The Rosario Board of Trade (Bolsa de Comercio de Rosario, BCR) is a non-profit making association based in Rosario, in the Province of Santa Fe, Argentina. Founded on August 18, 1884, it serves as a forum for the conduct of trade negotiations in several markets including grain, oilseed, agricultural products and their by-products, as well as securities and other assets.

== Grain market ==
The Physical Grain Market (Mercado Físico de Granos) of the BCR is the most important in Argentina in terms of its volume of operations, and provides reference prices for the national and international markets. Most of the country's production of cereals and oilseeds is traded within it, especially soybean.

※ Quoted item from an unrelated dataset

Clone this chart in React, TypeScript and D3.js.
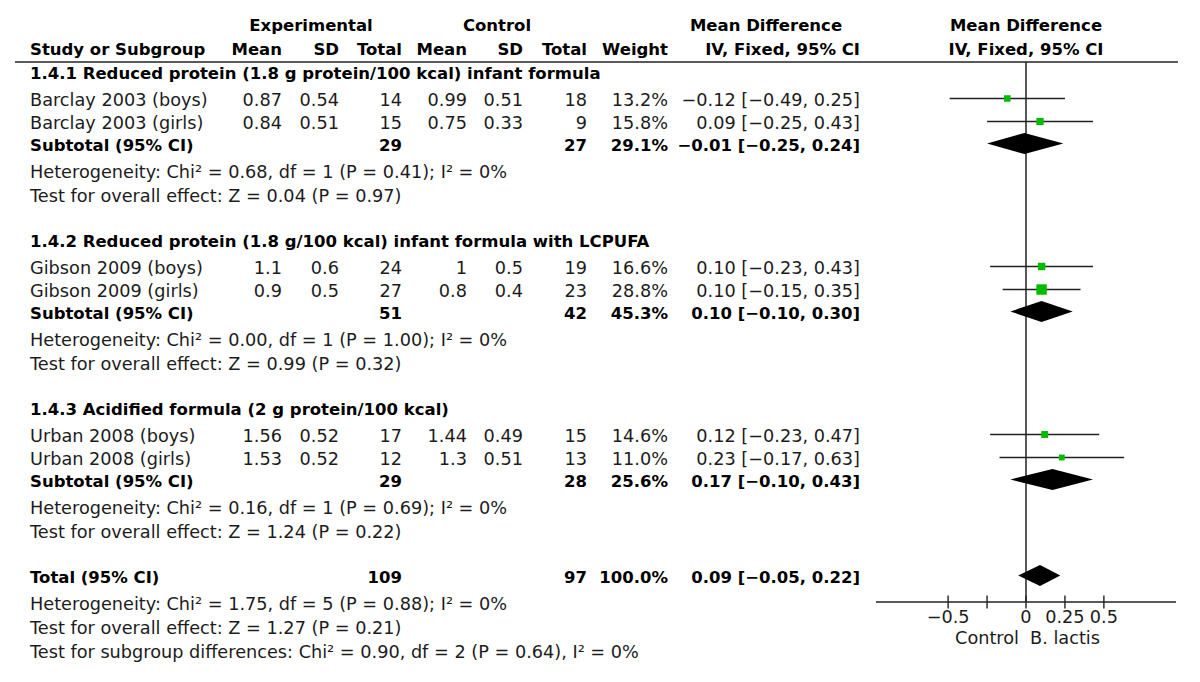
import React from "react";
import * as d3 from "d3";

// ---------- data ----------
const sectionTitles = [
  "1.4.1 Reduced protein (1.8 g protein/100 kcal) infant formula",
  "1.4.2 Reduced protein (1.8 g/100 kcal) infant formula with LCPUFA",
  "1.4.3 Acidified formula (2 g protein/100 kcal)",
];
const studyNames = [
  "Barclay 2003 (boys)",
  "Barclay 2003 (girls)",
  "Gibson 2009 (boys)",
  "Gibson 2009 (girls)",
  "Urban 2008 (boys)",
  "Urban 2008 (girls)",
];
const studySection = [0, 0, 1, 1, 2, 2];
const expMean = [0.87, 0.84, 1.1, 0.9, 1.56, 1.53];
const expSD = [0.54, 0.51, 0.6, 0.5, 0.52, 0.52];
const expN = [14, 15, 24, 27, 17, 12];
const ctlMean = [0.99, 0.75, 1, 0.8, 1.44, 1.3];
const ctlSD = [0.51, 0.33, 0.5, 0.4, 0.49, 0.51];
const ctlN = [18, 9, 19, 23, 15, 13];
const studyWeight = [13.2, 15.8, 16.6, 28.8, 14.6, 11.0];
const studyMD = [-0.12, 0.09, 0.1, 0.1, 0.12, 0.23];
const studyLo = [-0.49, -0.25, -0.23, -0.15, -0.23, -0.17];
const studyHi = [0.25, 0.43, 0.43, 0.35, 0.47, 0.63];

const subExpN = [29, 51, 29];
const subCtlN = [27, 42, 28];
const subWeight = [29.1, 45.3, 25.6];
const subMD = [-0.01, 0.1, 0.17];
const subLo = [-0.25, -0.1, -0.1];
const subHi = [0.24, 0.3, 0.43];
const subChi = [0.68, 0.0, 0.16];
const subDf = [1, 1, 1];
const subHetP = [0.41, 1.0, 0.69];
const subI2 = [0, 0, 0];
const subZ = [0.04, 0.99, 1.24];
const subZP = [0.97, 0.32, 0.22];

const totalExpN = 109;
const totalCtlN = 97;
const totalWeight = 100.0;
const totalMD = 0.09;
const totalLo = -0.05;
const totalHi = 0.22;
const totalChi = 1.75;
const totalDf = 5;
const totalHetP = 0.88;
const totalI2 = 0;
const totalZ = 1.27;
const totalZP = 0.21;
const sgChi = 0.9;
const sgDf = 2;
const sgP = 0.64;
const sgI2 = 0;

const axisTicks = [-0.5, -0.25, 0, 0.25, 0.5];
const axisTickLabels = ["\u22120.5", "", "0", "0.25", "0.5"];
const favoursLeft = "Control";
const favoursRight = "B. lactis";

// ---------- layout ----------
const W = 1200;
const H = 682;
const FONT = "'DejaVu Sans', Verdana, sans-serif";
const FS = 17.7;
const FSB = 16.5;
const TXT = "#1c1c1c";
const TXTB = "#000";
const LINE = "#222";
const GREEN = "#00bb00";
const LEFT = 30;
const col = {
  expMean: 282,
  expSD: 339,
  expN: 402,
  ctlMean: 467,
  ctlSD: 523,
  ctlN: 587,
  weight: 668,
  ci: 860,
};
const HEADER_LINE_Y = 62;
const AXIS_Y = 602;
const SECTION_TOP = 73;
const SECTION_STEP = 168;
const TOTAL_Y = 577;

const x = d3.scaleLinear().domain([-0.963, 0.963]).range([876, 1176]);
const sq = d3.scalePow().exponent(0.6).domain([0, 28.8]).range([0, 10.4]);

const f2 = (v: number) => {
  const s = Math.abs(v).toFixed(2);
  return (v < 0 ? "\u2212" : "") + s;
};
const ciText = (m: number, lo: number, hi: number) => `${f2(m)} [${f2(lo)}, ${f2(hi)}]`;
const hetText = (chi: number, df: number, p: number, i2: number) =>
  `Heterogeneity: Chi\u00B2 = ${chi.toFixed(2)}, df = ${df} (P = ${p.toFixed(2)}); I\u00B2 = ${i2}%`;
const zText = (z: number, p: number) => `Test for overall effect: Z = ${z.toFixed(2)} (P = ${p.toFixed(2)})`;

type TProps = {
  x: number;
  y: number;
  bold?: boolean;
  anchor?: "start" | "middle" | "end";
  children: React.ReactNode;
};
const T = ({ x, y, bold, anchor = "start", children }: TProps) => (
  <text
    x={x}
    y={y + 6}
    textAnchor={anchor}
    fontFamily={FONT}
    fontSize={bold ? FSB : FS}
    fontWeight={bold ? "bold" : "normal"}
    fill={bold ? TXTB : TXT}
  >
    {children}
  </text>
);

const Diamond = ({ y, m, lo, hi }: { y: number; m: number; lo: number; hi: number }) => {
  const h = 10.5;
  const path = d3.line()([
    [x(lo), y],
    [x(m), y - h],
    [x(hi), y],
    [x(m), y + h],
  ]) + "Z";
  return <path d={path} fill="#000" stroke="none" />;
};

export default function App() {
  const sectionY = (i: number) => SECTION_TOP + SECTION_STEP * i;
  const studyY = (k: number) => {
    const s = studySection[k];
    const idx = studySection.slice(0, k).filter((v) => v === s).length;
    return sectionY(s) + 27 + idx * 23;
  };
  const MK = -1.5; // marker offset relative to text center

  return (
    <svg
      width={W}
      height={H}
      viewBox={`0 0 ${W} ${H}`}
      style={{ position: "absolute", left: 0, top: 0, background: "#fff" }}
    >
      <rect x={0} y={0} width={W} height={H} fill="#fff" />

      {/* headers */}
      <T x={311} y={25} bold anchor="middle">Experimental</T>
      <T x={497} y={25} bold anchor="middle">Control</T>
      <T x={766} y={25} bold anchor="middle">Mean Difference</T>
      <T x={x(0)} y={25} bold anchor="middle">Mean Difference</T>
      <T x={LEFT} y={48.5} bold>Study or Subgroup</T>
      <T x={col.expMean} y={48.5} bold anchor="end">Mean</T>
      <T x={col.expSD} y={48.5} bold anchor="end">SD</T>
      <T x={col.expN} y={48.5} bold anchor="end">Total</T>
      <T x={col.ctlMean} y={48.5} bold anchor="end">Mean</T>
      <T x={col.ctlSD} y={48.5} bold anchor="end">SD</T>
      <T x={col.ctlN} y={48.5} bold anchor="end">Total</T>
      <T x={col.weight} y={48.5} bold anchor="end">Weight</T>
      <T x={col.ci} y={48.5} bold anchor="end">IV, Fixed, 95% CI</T>
      <T x={x(0)} y={48.5} bold anchor="middle">IV, Fixed, 95% CI</T>
      <line x1={15} x2={1178} y1={HEADER_LINE_Y} y2={HEADER_LINE_Y} stroke={LINE} strokeWidth={1.6} />

      {/* zero line */}
      <line x1={x(0)} x2={x(0)} y1={HEADER_LINE_Y} y2={AXIS_Y} stroke={LINE} strokeWidth={1.5} />

      {/* sections */}
      {sectionTitles.map((title, i) => {
        const y0 = sectionY(i);
        const ySub = y0 + 72;
        return (
          <g key={title}>
            <T x={LEFT} y={y0} bold>{title}</T>
            <T x={LEFT} y={ySub} bold>Subtotal (95% CI)</T>
            <T x={col.expN} y={ySub} bold anchor="end">{subExpN[i]}</T>
            <T x={col.ctlN} y={ySub} bold anchor="end">{subCtlN[i]}</T>
            <T x={col.weight} y={ySub} bold anchor="end">{subWeight[i].toFixed(1) + "%"}</T>
            <T x={col.ci} y={ySub} bold anchor="end">{ciText(subMD[i], subLo[i], subHi[i])}</T>
            <T x={LEFT} y={y0 + 99}>{hetText(subChi[i], subDf[i], subHetP[i], subI2[i])}</T>
            <T x={LEFT} y={y0 + 123}>{zText(subZ[i], subZP[i])}</T>
            <Diamond y={ySub + MK} m={subMD[i]} lo={subLo[i]} hi={subHi[i]} />
          </g>
        );
      })}

      {/* studies */}
      {studyNames.map((name, k) => {
        const y = studyY(k);
        const s = sq(studyWeight[k]);
        return (
          <g key={name}>
            <T x={LEFT} y={y}>{name}</T>
            <T x={col.expMean} y={y} anchor="end">{String(expMean[k])}</T>
            <T x={col.expSD} y={y} anchor="end">{String(expSD[k])}</T>
            <T x={col.expN} y={y} anchor="end">{expN[k]}</T>
            <T x={col.ctlMean} y={y} anchor="end">{String(ctlMean[k])}</T>
            <T x={col.ctlSD} y={y} anchor="end">{String(ctlSD[k])}</T>
            <T x={col.ctlN} y={y} anchor="end">{ctlN[k]}</T>
            <T x={col.weight} y={y} anchor="end">{studyWeight[k].toFixed(1) + "%"}</T>
            <T x={col.ci} y={y} anchor="end">{ciText(studyMD[k], studyLo[k], studyHi[k])}</T>
            <line
              x1={x(studyLo[k])}
              x2={x(studyHi[k])}
              y1={y + MK}
              y2={y + MK}
              stroke={LINE}
              strokeWidth={1.4}
            />
            <rect
              x={x(studyMD[k]) - s / 2}
              y={y + MK - s / 2}
              width={s}
              height={s}
              fill={GREEN}
            />
          </g>
        );
      })}

      {/* total */}
      <T x={LEFT} y={TOTAL_Y} bold>Total (95% CI)</T>
      <T x={col.expN} y={TOTAL_Y} bold anchor="end">{totalExpN}</T>
      <T x={col.ctlN} y={TOTAL_Y} bold anchor="end">{totalCtlN}</T>
      <T x={col.weight} y={TOTAL_Y} bold anchor="end">{totalWeight.toFixed(1) + "%"}</T>
      <T x={col.ci} y={TOTAL_Y} bold anchor="end">{ciText(totalMD, totalLo, totalHi)}</T>
      <Diamond y={TOTAL_Y + MK} m={totalMD} lo={totalLo} hi={totalHi} />
      <T x={LEFT} y={TOTAL_Y + 27}>{hetText(totalChi, totalDf, totalHetP, totalI2)}</T>
      <T x={LEFT} y={TOTAL_Y + 51}>{zText(totalZ, totalZP)}</T>
      <T x={LEFT} y={TOTAL_Y + 75}>
        {`Test for subgroup differences: Chi\u00B2 = ${sgChi.toFixed(2)}, df = ${sgDf} (P = ${sgP.toFixed(2)}), I\u00B2 = ${sgI2}%`}
      </T>

      {/* axis */}
      <line x1={x.range()[0]} x2={x.range()[1]} y1={AXIS_Y} y2={AXIS_Y} stroke={LINE} strokeWidth={1.4} />
      {axisTicks.map((t, i) => (
        <g key={t}>
          <line x1={x(t)} x2={x(t)} y1={AXIS_Y - 6.5} y2={AXIS_Y + 6.5} stroke={LINE} strokeWidth={1.4} />
          <T x={x(t)} y={AXIS_Y + 15} anchor="middle">{axisTickLabels[i]}</T>
        </g>
      ))}
      <T x={987} y={AXIS_Y + 36} anchor="middle">{favoursLeft}</T>
      <T x={1065} y={AXIS_Y + 36} anchor="middle">{favoursRight}</T>
    </svg>
  );
}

The region around Rosario contains more than 80% of the vegetable oil industry of Argentina and its ports, (Rosario and San Lorenzo-Puerto San Martín), handle more than 90% of the Argentine export of soybean and its derivatives.
The Board of Trade additionally operates a complex of laboratories which analyze and provide quality certifications for samples of agricultural products, soil and water.

== Futures exchange ==
The Rosario Futures Exchange (ROFEX, Mercado a Término de Rosario) has traditionally been a futures exchange for commodities and, in more recent times, for financial products such as exchange rate and interest rate options. Its negotiated volume (especially in forward contracts over dollars) makes ROFEX the largest futures market in the country.

== Stock exchange ==
The Rosario Stock Exchange (Mercado de Valores de Rosario, abbreviated MerVaRos) is known as Mercado Argentino de Valores, after the merger with the Mendoza Stock Exchange.

== Livestock market ==
The Rosario Livestock Market (Mercado Ganadero de Rosario, abbreviated Rosgan) is an important Argentine livestock auction market, notably for cattle.

== History ==
Operating in a landmark Beaux-Arts headquarters designed by Raúl Rivero in 1926, the exchange had new offices built during the 1990s. Designed by architect Mario Roberto Álvarez, the new building was completed in 1998.